Prompt: Filter the entries below, keeping every line that has the word "this".

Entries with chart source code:
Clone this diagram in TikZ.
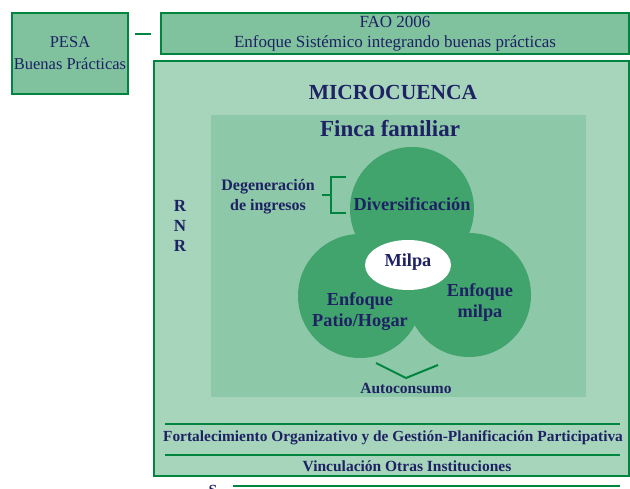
\documentclass[tikz,border=0pt]{standalone}
\usepackage{fontspec}
\setmainfont{Liberation Serif}
\usetikzlibrary{calc,shapes.geometric}
\definecolor{borde}{HTML}{00853F}
\definecolor{verdeA}{HTML}{80C29E}
\definecolor{verdeB}{HTML}{A7D5BB}
\definecolor{verdeC}{HTML}{8DC8A8}
\definecolor{verdeD}{HTML}{41A46C}
\definecolor{tinta}{HTML}{1E2163}

\begin{document}
\begin{tikzpicture}[x=1pt,y=-1pt,
    caja/.style={draw=borde, line width=2pt, text=tinta, align=center, inner sep=0pt},
    circulo/.style={circle, fill=verdeD, minimum size=124pt, inner sep=0pt},
    rotulo/.style={text=tinta, align=center},
    raya/.style={draw=borde, line width=2pt}]
            \useasboundingbox (0,0) rectangle (630,489);
            \node[caja, fill=verdeA, minimum width=116pt, minimum height=81pt, font=\fontsize{16.5}{22}\selectfont] at (70,53.5) (pesa) {PESA\\Buenas Prácticas};
            \node[caja, fill=verdeA, minimum width=468pt, minimum height=41pt, font=\fontsize{17}{20}\selectfont] at (395,33.5) (fao) {FAO 2006\\Enfoque Sistémico integrando buenas prácticas};
            \node[caja, fill=verdeB, minimum width=475pt, minimum height=415pt] at (391.5,268.5) (micro) {};
            \node[fill=verdeC, minimum width=375pt, minimum height=282pt, inner sep=0pt] at (398.5,256) (finca) {};
            \node[circulo] at (412,209) (div) {};
            \node[circulo] at (360,296) (patio) {};
            \node[circulo] at (469,295) (milpac) {};
            \node[ellipse, fill=white, minimum width=86pt, minimum height=50pt, inner sep=0pt] at (408,265) (milpa) {};
            \draw node[rotulo, font=\fontsize{21.5}{24}\selectfont\bfseries] (mic) at (393,92) {MICROCUENCA}
            node[rotulo, font=\fontsize{23}{25}\selectfont\bfseries] (fin) at (390,129) {Finca familiar}
            node[rotulo, font=\fontsize{18.3}{20}\selectfont\bfseries] at (div.center) [yshift=5pt] {Diversificación}
            node[rotulo, font=\fontsize{18.3}{20}\selectfont\bfseries] at (milpa.center) [yshift=3pt] {Milpa}
            node[rotulo, font=\fontsize{18.3}{21}\selectfont\bfseries] at (patio.center) [yshift=-16pt] {Enfoque\\Patio/Hogar}
            node[rotulo, font=\fontsize{18.3}{21}\selectfont\bfseries] at (milpac.center) [yshift=-8pt,xshift=11pt] {Enfoque\\milpa}
            node[rotulo, font=\fontsize{16}{20}\selectfont\bfseries] (deg) at (268,197) {Degeneración\\de ingresos}
            node[rotulo, font=\fontsize{15.5}{17}\selectfont\bfseries] (auto) at (406,388) {Autoconsumo}
            node[rotulo, font=\fontsize{17}{20}\selectfont\bfseries] (rnr) at (180,226) {R\\N\\R}
            node[rotulo, font=\fontsize{15.4}{17}\selectfont\bfseries] (fort) at (393,438) {Fortalecimiento Organizativo y de Gestión-Planificación Participativa}
            node[rotulo, font=\fontsize{15.5}{17}\selectfont\bfseries] (vinc) at (407,466) {Vinculación Otras Instituciones}
            node[rotulo, font=\fontsize{15.5}{17}\selectfont\bfseries] (s) at (213,490) {S}
            ;
            % guiones y llaves
            \coordinate (g1) at (135,34);
            \coordinate (g2) at (151,34);
            \draw[raya] (g1) -- (g2);
            \draw[raya] (346,177) -- (331,177) -- (331,213) -- (346,213)
            (331,195) -- (322,195);
            \draw[raya] (376,363) -- (406,378) -- (438,365);
            \draw[raya] (165,424) -- (620,424)
            (165,455) -- (620,455)
            (233,486) -- (620,486);
        \end{tikzpicture}
\end{document}
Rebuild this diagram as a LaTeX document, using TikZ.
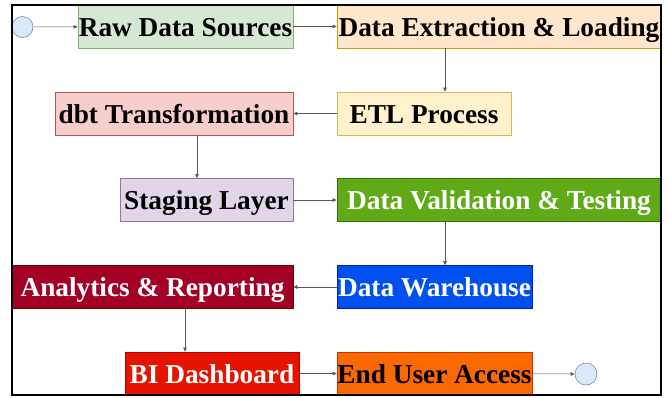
\documentclass[tikz,border=0pt]{standalone}
\usepackage{fontspec}
\setmainfont{Liberation Serif}
\usetikzlibrary{arrows.meta}
\definecolor{rawF}{HTML}{D5E8D4}\definecolor{rawD}{HTML}{82B366}
\definecolor{extF}{HTML}{FFE6CC}\definecolor{extD}{HTML}{D79B00}
\definecolor{etlF}{HTML}{FFF2CC}\definecolor{etlD}{HTML}{D6B656}
\definecolor{dbtF}{HTML}{F8CECC}\definecolor{dbtD}{HTML}{B85450}
\definecolor{stgF}{HTML}{E1D5E7}\definecolor{stgD}{HTML}{9673A6}
\definecolor{valF}{HTML}{60A917}\definecolor{valD}{HTML}{2D7600}
\definecolor{anaF}{HTML}{A20025}\definecolor{anaD}{HTML}{6F0000}
\definecolor{whF}{HTML}{0050EF}\definecolor{whD}{HTML}{001DBC}
\definecolor{biF}{HTML}{E51400}\definecolor{biD}{HTML}{B20000}
\definecolor{endF}{HTML}{FA6800}\definecolor{endD}{HTML}{C73500}
\definecolor{cirF}{HTML}{DAE8FC}\definecolor{cirD}{HTML}{6C8EBF}
\tikzset{
  box/.style={rectangle, draw, line width=0.6pt, inner sep=0pt, minimum height=43pt,
    text height=21pt, text depth=2pt,
    font=\fontsize{27.3}{29}\selectfont\bfseries},
  term/.style={circle, draw=cirD, fill=cirF, line width=0.6pt, inner sep=0pt, minimum size=21pt},
  conn/.style={draw=black!65, line width=0.5pt, -{Triangle[length=4pt,width=3.5pt]}}
}
\begin{document}
\begin{tikzpicture}[x=1pt,y=-1pt]
\useasboundingbox (0,0) rectangle (670,397);
\node[term] (start) at (22.5,27) {};
\node[box, fill=rawF, draw=rawD, minimum width=215pt] (raw) at (185.5,26.5) {Raw Data Sources};
\node[box, fill=extF, draw=extD, minimum width=324pt] (ext) at (499,26.5) {Data Extraction \& Loading};
\node[box, fill=etlF, draw=etlD, minimum width=174pt] (etl) at (424,113.5) {ETL Process};
\node[box, fill=dbtF, draw=dbtD, minimum width=238pt] (dbt) at (174,113.5) {dbt Transformation};
\node[box, fill=stgF, draw=stgD, minimum width=173pt] (stg) at (206.5,200) {Staging Layer};
\node[box, fill=valF, draw=valD, minimum width=324pt, text=white] (val) at (499,200) {Data Validation \& Testing};
\node[box, fill=whF, draw=whD, minimum width=195pt, text=white] (wh) at (434.5,287) {Data Warehouse};
\node[box, fill=anaF, draw=anaD, minimum width=281pt, text=white] (ana) at (152.5,287) {Analytics \& Reporting};
\node[box, fill=biF, draw=biD, minimum width=174pt, text=white] (bi) at (212,373.5) {BI Dashboard};
\node[box, fill=endF, draw=endD, minimum width=195pt] (end) at (434.5,373.5) {End User Access};
\node[term, minimum size=22pt] (stop) at (586,374) {};
\draw[conn] (start) -- (raw);
\draw[conn] (raw) -- (ext);
\draw[conn] (ext.south -| 445,0) -- (etl.north -| 445,0);
\draw[conn] (etl) -- (dbt);
\draw[conn] (dbt.south -| 197,0) -- (stg.north -| 197,0);
\draw[conn] (stg) -- (stg -| val.west);
\draw[conn] (val.south -| 445,0) -- (wh.north -| 445,0);
\draw[conn] (wh) -- (ana);
\draw[conn] (ana.south -| 185,0) -- (bi.north -| 185,0);
\draw[conn] (bi) -- (end);
\draw[conn] (end) -- (stop);
\draw[line width=2pt] (12,5) rectangle (661,395);
\end{tikzpicture}
\end{document}
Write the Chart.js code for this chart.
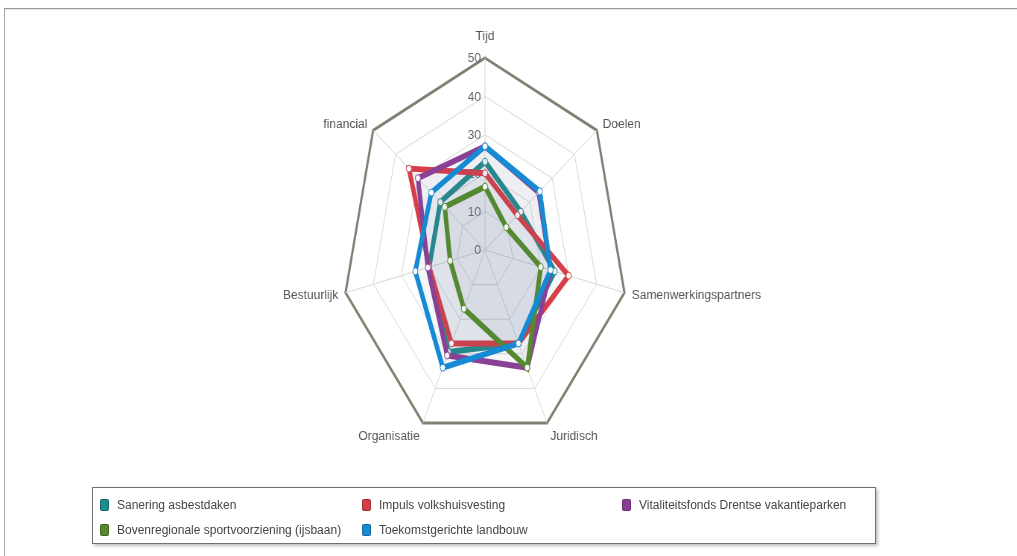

Result of the task:
Clone this diagram in TikZ.
Rebuild this diagram as a LaTeX document, using TikZ.
Write the Chart.js code for this chart.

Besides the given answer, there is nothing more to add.